I think the idea of the Space Station in terms of what it was intended to do is good. I think its ability to do it is TBD [to be determined], but the idea of understanding what we can do and how well we can do it in a zero-gravity hard vacuum is a worthwhile endeavor. I'm not very interested in going to the Moon and I don't know why we want to do that.

I mean, the people that talk about going, we need to learn to do interplanetary so we can save the human race. My response is, if we have to save the human race, then why bother? We're not being very good stewards of the place we are, which implies we won't be very good stewards of where we go.

"Well, what about a meteor, a really big meteor? What are we going to do about that?" I say, well, you watch the sucker come on, because you'll never respond to it in time. By the time you can detect it, it's too late to do anything about it.

Butler: Well, there are certainly a lot of possibilities, it sounds like, for the future. We'll see what happens.

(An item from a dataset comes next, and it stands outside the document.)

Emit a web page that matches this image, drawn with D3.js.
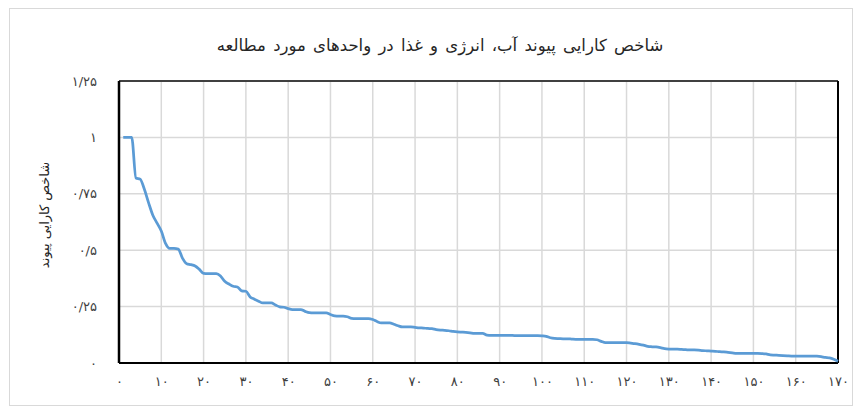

Shaffer: R&D, that's what I think.

Butler: Certainly. We certainly need lots of that to make these types of things possible, and you always need to keep learning and finding new ways, just as you guys did during these early programs.

Shaffer: You know, they have said that Apollo turned fourteen dollars back economically for every dollar it cost to do the lunar program. We haven't really developed anything new technologically with our space program since Apollo. Think about it. What we've done is apply existing technology.

Butler: Yes, and you guys certainly had to just come up with new things all the time to make these early programs work.

I want to thank you so much for sharing this all with us today.

Shaffer: This has been fun working with you all.

Butler: Good. It's been a pleasure for us.